Where’ve I been? I’ve been stressed, if that isn’t obvious. We’re behind in school. Testing for Memory Master lies around the corner. The TV network PBS is also doing a feature on our music school and Tennyson was to be at the drums filming next week. The best laid plans of mice and moms, see them wheel away like chaff in the wind. It will be hard to swallow those events passing us by. The little mister has missed every baseball practice and Saturday’s opening game. We’ve been so disappointed, but the email from the coach touched me deeply.
No worries. I hope he is feeling better. His health comes before baseball. We are praying for him.
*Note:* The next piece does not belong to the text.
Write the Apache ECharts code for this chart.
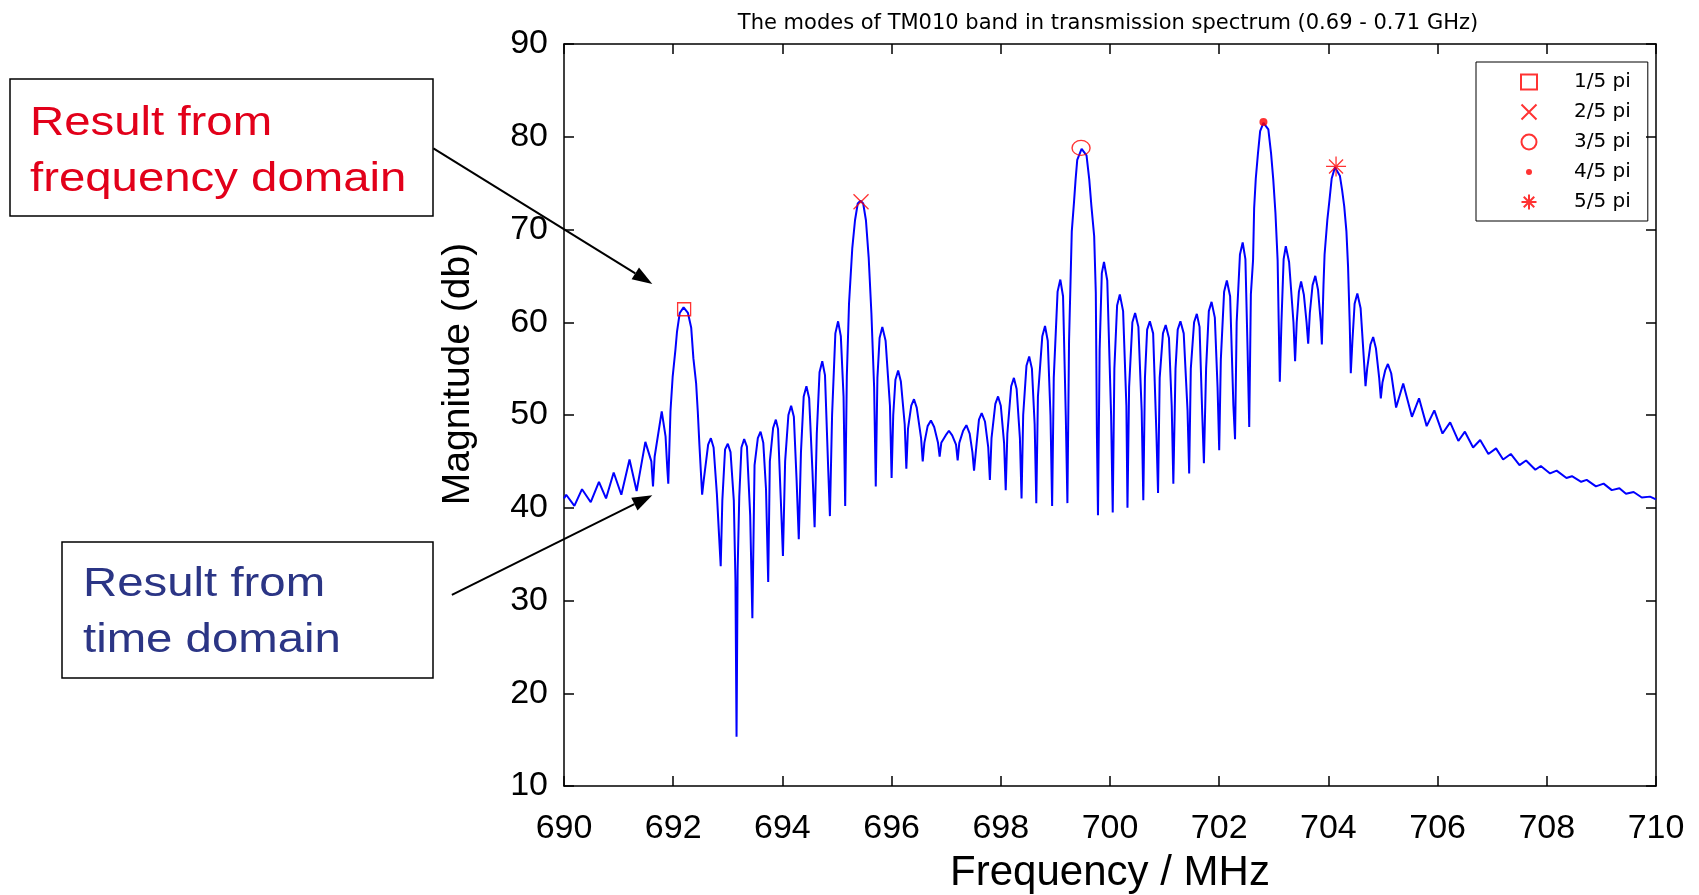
<!DOCTYPE html>
<html><head><meta charset="utf-8">
<script src="https://cdn.jsdelivr.net/npm/echarts@6/dist/echarts.min.js"></script>
<style>html,body{margin:0;padding:0;background:#fff}#c{width:1699px;height:895px}</style>
</head><body><div id="c"></div>
<script>
// Transmission spectrum (frequency in MHz, magnitude in dB)
const freq = [
690.00,690.04,690.19,690.33,690.49,690.64,690.77,690.91,691.05,691.20,
691.33,691.49,691.60,691.63,691.66,691.79,691.86,691.89,691.91,691.95,
691.99,692.04,692.07,692.12,692.19,692.27,692.33,692.37,692.42,692.45,
692.48,692.53,692.56,692.64,692.69,692.74,692.80,692.84,692.87,692.90,
692.95,693.00,693.05,693.11,693.14,693.16,693.18,693.21,693.25,693.30,
693.35,693.41,693.45,693.49,693.55,693.60,693.65,693.70,693.74,693.77,
693.83,693.88,693.92,693.97,694.01,694.05,694.11,694.16,694.21,694.26,
694.30,694.34,694.39,694.44,694.49,694.55,694.59,694.63,694.68,694.73,
694.78,694.84,694.87,694.91,694.97,695.02,695.07,695.12,695.15,695.18,
695.22,695.28,695.33,695.38,695.43,695.48,695.53,695.58,695.63,695.68,
695.71,695.74,695.78,695.83,695.89,695.97,696.00,696.03,696.07,696.12,
696.17,696.24,696.27,696.30,696.36,696.41,696.46,696.54,696.57,696.60,
696.66,696.72,696.78,696.85,696.88,696.91,696.99,697.05,697.11,697.18,
697.21,697.24,697.31,697.37,697.43,697.48,697.51,697.55,697.60,697.65,
697.71,697.77,697.80,697.83,697.90,697.95,698.00,698.06,698.09,698.12,
698.19,698.24,698.29,698.35,698.38,698.41,698.47,698.52,698.57,698.62,
698.65,698.68,698.76,698.81,698.86,698.91,698.94,698.97,699.04,699.09,
699.14,699.19,699.22,699.25,699.30,699.34,699.37,699.40,699.48,699.57,
699.62,699.66,699.71,699.74,699.76,699.78,699.81,699.85,699.89,699.95,
700.02,700.05,700.08,700.13,700.18,700.24,700.30,700.32,700.35,700.41,
700.46,700.52,700.58,700.61,700.64,700.68,700.73,700.79,700.85,700.88,
700.91,700.97,701.02,701.08,701.13,701.16,701.20,701.24,701.29,701.35,
701.42,701.45,701.48,701.54,701.59,701.64,701.69,701.72,701.76,701.81,
701.86,701.92,701.97,702.00,702.03,702.09,702.14,702.20,702.26,702.29,
702.32,702.38,702.43,702.48,702.52,702.55,702.58,702.62,702.64,702.67,
702.71,702.75,702.81,702.90,702.95,702.99,703.03,703.07,703.09,703.11,
703.14,703.18,703.22,703.28,703.36,703.39,703.42,703.46,703.50,703.55,
703.60,703.63,703.66,703.71,703.76,703.81,703.86,703.88,703.91,703.93,
703.98,704.02,704.06,704.12,704.21,704.25,704.29,704.33,704.36,704.39,
704.41,704.44,704.48,704.53,704.59,704.65,704.68,704.71,704.77,704.82,
704.87,704.93,704.96,704.99,705.04,705.09,705.15,705.24,705.37,705.53,
705.66,705.80,705.94,706.09,706.23,706.38,706.50,706.65,706.78,706.93,
707.07,707.20,707.34,707.50,707.62,707.79,707.89,708.06,708.18,708.36,
708.46,708.63,708.73,708.90,709.04,709.19,709.33,709.45,709.59,709.74,
709.89,710.00
];
const mag = [
41.0,41.4,40.2,42.0,40.6,42.8,41.0,43.8,41.4,45.2,
41.8,47.1,45.0,42.3,45.5,50.4,47.7,44.4,42.6,50.4,
54.1,57.0,59.0,61.0,61.6,61.0,59.4,56.1,53.4,50.4,
46.8,41.4,43.0,46.8,47.5,46.5,41.5,37.0,33.7,40.8,
46.3,46.9,46.0,40.8,32.2,15.3,33.3,41.2,46.5,47.4,
46.6,39.2,28.1,44.6,47.5,48.2,47.0,42.0,32.0,45.0,
48.6,49.5,48.5,41.0,34.8,45.0,50.0,51.0,49.8,43.0,
36.6,46.0,52.0,53.1,51.8,44.0,37.9,48.0,54.6,55.8,
54.3,44.0,39.1,50.0,58.8,60.1,58.5,52.0,40.2,54.2,
62.0,68.0,71.0,72.8,73.1,72.8,71.0,67.0,61.0,53.0,
42.3,54.0,58.3,59.5,58.0,51.0,43.2,50.0,53.8,54.8,
53.6,49.0,44.2,48.5,51.0,51.7,50.8,47.5,45.0,47.0,
48.8,49.4,48.7,47.0,45.5,47.0,47.8,48.3,47.8,46.8,
45.1,47.0,48.3,48.9,48.0,46.0,44.0,46.5,49.5,50.2,
49.3,46.5,43.0,47.5,51.2,52.0,51.0,47.0,41.9,48.0,
53.1,54.0,52.8,47.5,41.0,50.0,55.3,56.3,55.0,49.0,
40.5,52.0,58.5,59.6,58.0,50.0,40.2,54.0,63.3,64.6,
62.8,50.0,40.5,58.0,69.8,72.9,75.4,77.5,78.7,78.0,
75.4,72.5,69.3,63.2,48.0,39.2,57.0,65.3,66.5,64.5,
50.0,39.5,55.0,61.8,63.0,61.2,51.0,40.0,53.0,60.0,
61.0,59.5,50.5,40.8,54.0,59.2,60.1,58.8,48.0,41.6,
54.0,58.8,59.7,58.3,51.0,42.6,55.0,59.2,60.1,58.8,
50.5,43.7,55.0,60.0,60.9,59.5,50.0,44.8,55.0,61.2,
62.2,60.5,53.0,46.2,56.0,63.3,64.5,62.8,51.0,47.4,
60.0,67.3,68.6,66.8,57.0,48.7,63.0,66.7,72.3,75.5,
78.2,80.6,81.5,80.8,78.2,75.4,71.8,66.7,60.0,53.6,
60.0,66.8,68.2,66.5,60.0,55.8,60.0,63.3,64.4,63.0,
60.0,57.7,61.0,64.0,65.0,63.5,60.0,57.6,64.0,67.3,
71.0,73.2,75.5,76.7,75.8,74.3,72.5,69.8,66.0,60.0,
54.5,58.0,62.0,63.1,61.5,56.0,53.1,55.0,57.6,58.4,
57.2,54.0,51.8,53.5,54.8,55.5,54.5,50.8,53.4,49.8,
51.8,48.8,50.5,48.0,49.2,47.2,48.2,46.5,47.3,45.8,
46.4,45.2,45.8,44.6,45.1,44.1,44.5,43.7,44.0,43.2,
43.4,42.8,43.0,42.3,42.6,41.9,42.1,41.5,41.7,41.1,
41.2,40.9
];
// Identified TM010 modes
const modeNames = ['1/5 pi','2/5 pi','3/5 pi','4/5 pi','5/5 pi'];
const modeFreq = [692.20, 695.44, 699.47, 702.81, 704.14];
const modeMag = [61.4, 73.0, 78.8, 81.6, 76.8];
// Axis ranges / ticks
const xMin = 690, xMax = 710, xStep = 2;
const yMin = 10, yMax = 90, yStep = 10;

const spectrum = freq.map((f, i) => [f, mag[i]]);
const RED = '#ff0000';
const outline = { color: 'transparent', borderColor: RED, borderWidth: 1.3 };
const modeSymbols = [
  { symbol: 'rect', symbolSize: 13, itemStyle: outline },
  { symbol: 'path://M0,0L10,10M10,0L0,10', symbolSize: 15, itemStyle: outline },
  { symbol: 'circle', symbolSize: [18, 15], itemStyle: outline },
  { symbol: 'circle', symbolSize: 8, itemStyle: { color: RED } },
  { symbol: 'path://M5,0L5,10M0,5L10,5M1.5,1.5L8.5,8.5M8.5,1.5L1.5,8.5', symbolSize: 20, itemStyle: outline }
];
const legendIcons = [null, null, null, 'path://M0,0M20,20M10,6A4,4,0,1,1,10,14A4,4,0,1,1,10,6Z', null];

const chart = echarts.init(document.getElementById('c'), null, { renderer: 'canvas' });
const axisCommonX = {
  type: 'value', min: xMin, max: xMax, interval: xStep,
  axisLine: { show: true, onZero: false, lineStyle: { color: '#000', width: 1.5 } },
  axisTick: { show: true, inside: true, length: 10, lineStyle: { color: '#000', width: 1.5 } },
  splitLine: { show: false }
};
const axisCommonY = {
  type: 'value', min: yMin, max: yMax, interval: yStep,
  axisLine: { show: true, onZero: false, lineStyle: { color: '#000', width: 1.5 } },
  axisTick: { show: true, inside: true, length: 10, lineStyle: { color: '#000', width: 1.5 } },
  splitLine: { show: false }
};
const tickFont = { fontFamily: 'Liberation Sans', fontSize: 34, color: '#000' };

chart.setOption({
  animation: false,
  backgroundColor: '#fff',
  title: {
    text: 'The modes of TM010 band in transmission spectrum (0.69 - 0.71 GHz)',
    left: 1103, top: 8, textAlign: 'center',
    textStyle: { fontFamily: 'DejaVu Sans', fontSize: 21, fontWeight: 'normal', color: '#000' }
  },
  grid: { left: 564, right: 43, top: 44, bottom: 109, containLabel: false, outerBoundsMode: 'none' },
  legend: {
    orient: 'vertical', left: 1476, top: 62,
    data: modeNames.map((n, i) => legendIcons[i] ? { name: n, icon: legendIcons[i] } : n),
    padding: [10, 17, 9, 44],
    itemWidth: 16, itemHeight: 15, itemGap: 10,
    borderColor: '#000', borderWidth: 1,
    textStyle: { fontFamily: 'DejaVu Sans', fontSize: 20, color: '#000', padding: [0, 0, 0, 32] }
  },
  xAxis: [
    Object.assign({}, axisCommonX, {
      position: 'bottom',
      axisLabel: Object.assign({ margin: 26 }, tickFont),
      name: 'Frequency / MHz', nameLocation: 'middle', nameGap: 66,
      nameTextStyle: { fontFamily: 'Liberation Sans', fontSize: 42, color: '#000' }
    }),
    Object.assign({}, axisCommonX, { position: 'top', axisLabel: { show: false } })
  ],
  yAxis: [
    Object.assign({}, axisCommonY, {
      position: 'left',
      axisLabel: Object.assign({ margin: 16 }, tickFont),
      name: 'Magnitude (db)', nameLocation: 'middle', nameGap: 86, nameRotate: 90,
      nameTextStyle: { fontFamily: 'Liberation Sans', fontSize: 39, color: '#000', padding: [0, 0, 0, 82] }
    }),
    Object.assign({}, axisCommonY, { position: 'right', axisLabel: { show: false } })
  ],
  series: [
    {
      name: 'spectrum', type: 'line', data: spectrum, showSymbol: false, symbol: 'none',
      lineStyle: { color: '#0000ff', width: 2 }, z: 2
    }
  ].concat(modeNames.map((n, i) => Object.assign({
    name: n, type: 'scatter', data: [[modeFreq[i], modeMag[i]]], z: 5
  }, modeSymbols[i]))),
  graphic: [
    { type: 'rect', shape: { x: 10, y: 79, width: 423, height: 137 }, style: { fill: 'transparent', stroke: '#000', lineWidth: 1.5 } },
    { type: 'text', x: 30, y: 124, scaleX: 1.155, style: { text: 'Result from', fontFamily: 'Liberation Sans', fontSize: 41, fill: '#e2001a', verticalAlign: 'middle' } },
    { type: 'text', x: 30, y: 180, scaleX: 1.155, style: { text: 'frequency domain', fontFamily: 'Liberation Sans', fontSize: 41, fill: '#e2001a', verticalAlign: 'middle' } },
    { type: 'rect', shape: { x: 62, y: 542, width: 371, height: 136 }, style: { fill: 'transparent', stroke: '#000', lineWidth: 1.5 } },
    { type: 'text', x: 83, y: 585, scaleX: 1.155, style: { text: 'Result from', fontFamily: 'Liberation Sans', fontSize: 41, fill: '#2b3585', verticalAlign: 'middle' } },
    { type: 'text', x: 83, y: 641, scaleX: 1.155, style: { text: 'time domain', fontFamily: 'Liberation Sans', fontSize: 41, fill: '#2b3585', verticalAlign: 'middle' } },
    { type: 'line', shape: { x1: 433.4, y1: 148.4, x2: 635.3, y2: 273.4 }, style: { stroke: '#000', lineWidth: 2 } },
    { type: 'polygon', shape: { points: [[652.3, 283.9], [631.6, 279.3], [639.0, 267.4]] }, style: { fill: '#000' } },
    { type: 'line', shape: { x1: 451.9, y1: 594.9, x2: 634.4, y2: 504.1 }, style: { stroke: '#000', lineWidth: 2 } },
    { type: 'polygon', shape: { points: [[652.3, 495.2], [637.5, 510.4], [631.3, 497.8]] }, style: { fill: '#000' } }
  ]
});
</script></body></html>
I wish this man knew the gift he was giving me. I’m sure he inspires kids to love baseball and teamwork, but his humanity and ministry to me meant everything. He’s played professionally, but didn’t forget it was about people, not the game. It takes so little to help someone up. You persevere in hope but how long? And how, in the teeth of it going from bad to worse? Answers can come from the most unexpected places. Some background on this one.
Flowers don’t like me. I can’t seem to coax them to life. I’m sure they sense the Tiger Mom presence, accordingly suffer performance anxiety. Or maybe they become passive aggressive and decide to just wilt. It also doesn’t help that I forget to care for them. And so looking up from the dishes, I was stunned at the sight of the bold blossom on my windowsill. I had given up on the orchid that dropped all its petals some six months ago even though it was said to be only going dormant. How foregone it’d looked, stripped of promise. But here was a triumphant awakening, the white silk so fragile, so strong. My eyes smarted. How…under my watch? In the midst of this despair? The tenacity not only of life, but of beauty. The insistence of hope.
Goodness, is it only March? I can do this. Nine more months and I get to reset and wish myself another happy, hard year.